The FIA has yet to provide an adequate explanation and ran roughshod over its own rules, but the scenario with the slower chaser getting a free pitstop and capitalising on it is a common one in F1 – even if this was an unusually high-stakes manifestation of it.
That’s not a defence of the FIA, but a reminder that the unacceptable race control errors stretched beyond the overly-simplistic argument that the race had to finish under the safety car.
While the fury of Mercedes and Hamilton is completely understandable, you also can’t blame Red Bull and Verstappen for capitalising on the opportunity.
Verstappen’s grip advantage was significant, but it was an intelligent decision to make his dive at the Turn 5 hairpin. Partly, it took Hamilton by surprise as he set up to maximise his exit, but it also meant that the move didn’t have to happen at Turn 6 with the risk of a repeat of lap one. Hamilton fought well and drew back alongside Verstappen into Turn 9, but the battle was lost.
Regardless of the circumstances and the uneven grip levels, this was an unbelievable way for the championship to be resolved. Verstappen fans cheered, Hamilton fans were angry but the neutrals were left amazed by how it all played out.
That’s one of the defining characteristics of a great title decider. Realistically, either driver would have been a worthy champion and while Verstappen lucked in on the day – capitalising on that fortune brilliantly – this was a championship decided over 22 race weekends.
Abu Dhabi 2021 will be talked about in terms of the controversy, which is hardly the most pure of reasons. But that debate is a little more complex than many present it as – reflecting poorly on race control and the determination to ensure a grandstand finish but falling short of the deliberate attempt to swing the championship against Hamilton that some make it out to be.
In our podcast episode delving into the controversy we discussed at length why it reflected so badly on the FIA and is about far more than simply the destiny of the world championship.
That last-lap battle will also be remembered because it was unprecedented and might very well not happen again. And when it comes to the most celebrated and discussed title deciders, it’s the ones with the late drama and controversy that are lodged in the memory.

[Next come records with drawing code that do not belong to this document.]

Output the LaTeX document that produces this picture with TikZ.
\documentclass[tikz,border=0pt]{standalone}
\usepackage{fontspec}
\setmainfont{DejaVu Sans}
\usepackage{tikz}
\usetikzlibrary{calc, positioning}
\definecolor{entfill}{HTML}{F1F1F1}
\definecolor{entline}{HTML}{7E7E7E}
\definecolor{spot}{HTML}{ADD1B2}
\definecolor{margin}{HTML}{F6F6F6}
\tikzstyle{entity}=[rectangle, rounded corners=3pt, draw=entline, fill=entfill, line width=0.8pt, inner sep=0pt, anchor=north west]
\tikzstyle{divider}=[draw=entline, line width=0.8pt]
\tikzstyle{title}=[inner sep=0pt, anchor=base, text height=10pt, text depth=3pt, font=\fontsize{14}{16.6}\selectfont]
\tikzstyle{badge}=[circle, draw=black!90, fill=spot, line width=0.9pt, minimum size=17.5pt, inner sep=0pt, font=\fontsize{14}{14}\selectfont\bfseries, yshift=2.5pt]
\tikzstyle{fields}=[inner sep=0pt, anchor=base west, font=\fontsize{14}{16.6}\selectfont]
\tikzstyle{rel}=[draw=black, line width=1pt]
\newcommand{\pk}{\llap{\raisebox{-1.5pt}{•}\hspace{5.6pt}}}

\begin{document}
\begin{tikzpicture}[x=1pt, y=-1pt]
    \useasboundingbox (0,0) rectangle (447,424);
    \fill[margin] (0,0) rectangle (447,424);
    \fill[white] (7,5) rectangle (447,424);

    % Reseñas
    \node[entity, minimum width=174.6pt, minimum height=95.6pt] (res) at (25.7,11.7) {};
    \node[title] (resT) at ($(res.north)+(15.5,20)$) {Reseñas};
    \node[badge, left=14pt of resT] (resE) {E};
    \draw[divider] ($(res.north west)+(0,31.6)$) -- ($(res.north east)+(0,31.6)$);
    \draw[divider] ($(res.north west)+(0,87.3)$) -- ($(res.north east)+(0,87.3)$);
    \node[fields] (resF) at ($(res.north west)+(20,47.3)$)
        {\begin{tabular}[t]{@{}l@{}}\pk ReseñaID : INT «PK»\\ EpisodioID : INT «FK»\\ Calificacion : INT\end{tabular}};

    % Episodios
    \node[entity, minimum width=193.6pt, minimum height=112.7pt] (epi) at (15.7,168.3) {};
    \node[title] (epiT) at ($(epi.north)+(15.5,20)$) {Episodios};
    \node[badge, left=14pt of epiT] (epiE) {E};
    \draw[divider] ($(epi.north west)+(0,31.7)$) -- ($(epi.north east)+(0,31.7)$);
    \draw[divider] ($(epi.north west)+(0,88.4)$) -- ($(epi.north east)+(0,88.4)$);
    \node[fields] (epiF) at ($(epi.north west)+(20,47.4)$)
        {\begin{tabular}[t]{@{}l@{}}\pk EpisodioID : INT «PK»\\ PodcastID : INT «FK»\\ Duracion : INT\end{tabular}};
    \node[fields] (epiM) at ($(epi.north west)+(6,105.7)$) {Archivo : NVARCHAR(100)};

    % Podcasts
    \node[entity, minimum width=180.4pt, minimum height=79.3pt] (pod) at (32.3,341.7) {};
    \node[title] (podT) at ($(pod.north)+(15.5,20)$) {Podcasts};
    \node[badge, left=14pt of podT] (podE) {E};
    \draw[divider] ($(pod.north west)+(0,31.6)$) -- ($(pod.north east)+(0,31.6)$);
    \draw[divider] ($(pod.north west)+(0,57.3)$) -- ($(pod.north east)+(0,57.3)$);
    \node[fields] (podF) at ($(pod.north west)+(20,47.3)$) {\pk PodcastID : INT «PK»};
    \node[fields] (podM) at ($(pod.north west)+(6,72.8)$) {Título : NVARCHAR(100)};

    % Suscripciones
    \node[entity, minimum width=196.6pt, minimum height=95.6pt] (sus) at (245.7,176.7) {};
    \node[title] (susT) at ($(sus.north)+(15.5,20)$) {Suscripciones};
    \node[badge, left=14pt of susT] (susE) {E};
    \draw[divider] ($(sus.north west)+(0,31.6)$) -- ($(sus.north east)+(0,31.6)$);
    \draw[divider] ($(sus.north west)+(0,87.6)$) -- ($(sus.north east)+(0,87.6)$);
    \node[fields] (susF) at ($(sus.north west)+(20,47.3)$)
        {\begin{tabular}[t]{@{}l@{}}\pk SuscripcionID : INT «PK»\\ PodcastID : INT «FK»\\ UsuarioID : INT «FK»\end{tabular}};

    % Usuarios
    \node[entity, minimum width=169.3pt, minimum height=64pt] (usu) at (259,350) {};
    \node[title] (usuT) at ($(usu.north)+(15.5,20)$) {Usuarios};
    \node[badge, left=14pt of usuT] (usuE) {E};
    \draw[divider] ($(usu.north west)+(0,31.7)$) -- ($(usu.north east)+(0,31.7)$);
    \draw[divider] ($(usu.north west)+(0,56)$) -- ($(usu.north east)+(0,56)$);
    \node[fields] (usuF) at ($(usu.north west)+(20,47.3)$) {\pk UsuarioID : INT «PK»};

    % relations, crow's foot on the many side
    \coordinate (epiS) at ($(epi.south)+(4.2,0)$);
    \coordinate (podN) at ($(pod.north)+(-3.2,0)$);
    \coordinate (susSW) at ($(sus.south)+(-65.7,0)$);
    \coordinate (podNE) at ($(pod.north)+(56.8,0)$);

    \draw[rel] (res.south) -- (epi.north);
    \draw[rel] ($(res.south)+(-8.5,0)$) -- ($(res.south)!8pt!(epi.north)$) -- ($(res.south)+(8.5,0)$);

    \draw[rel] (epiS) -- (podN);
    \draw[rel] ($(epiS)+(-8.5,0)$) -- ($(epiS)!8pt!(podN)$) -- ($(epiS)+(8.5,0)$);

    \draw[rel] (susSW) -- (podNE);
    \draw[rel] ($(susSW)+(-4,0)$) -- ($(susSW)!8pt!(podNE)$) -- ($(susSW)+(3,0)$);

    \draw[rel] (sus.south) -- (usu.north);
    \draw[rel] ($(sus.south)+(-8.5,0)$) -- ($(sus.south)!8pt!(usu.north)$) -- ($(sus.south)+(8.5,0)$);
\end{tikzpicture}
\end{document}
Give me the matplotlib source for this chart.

Because of that controversy, it’s up there with Adelaide 1994 or Jerez 1997, combining that with the late drama of a Brazil 2008. That finale will always stand in my mind as the greatest title decider simply because of the nature of the late drama – one of the other two occasions when the destiny of the title swung on the last lap, the other being 1964.
Adelaide 1986 also stands out as great decider because of the spectacle of Nigel Mansell’s high-speed tyre failure and underdog Alain Prost grabbing the title.
It’s those stories that mark out the great deciders, even if they are often misrepresented – something that is the case with Jack Brabham pushing his out-of-fuel Cooper across the line at Sebring in 1959.
It showed admirable determination and strength but, actually, didn’t make any difference to whether he won the title or not – even if he couldn’t have been sure of that at the time.
For many, Abu Dhabi 2021 will be a sore point in perpetuity and the FIA must prove that its process of analysis and improvements that follows is taken seriously and is meaningful. But just because the ends don’t justify the means, that doesn’t mean that it can’t be considered a great title decider.
After all, at its heart, sport is combative and potentially divisive. What’s abundantly clear is that this title decider will never, ever be forgotten and produced one of the most astonishing climaxes in grand prix history.
If it was just controversy, that wouldn’t be enough, but there was more to what happened and, as such, it will be argued about for as long as motorsport matters.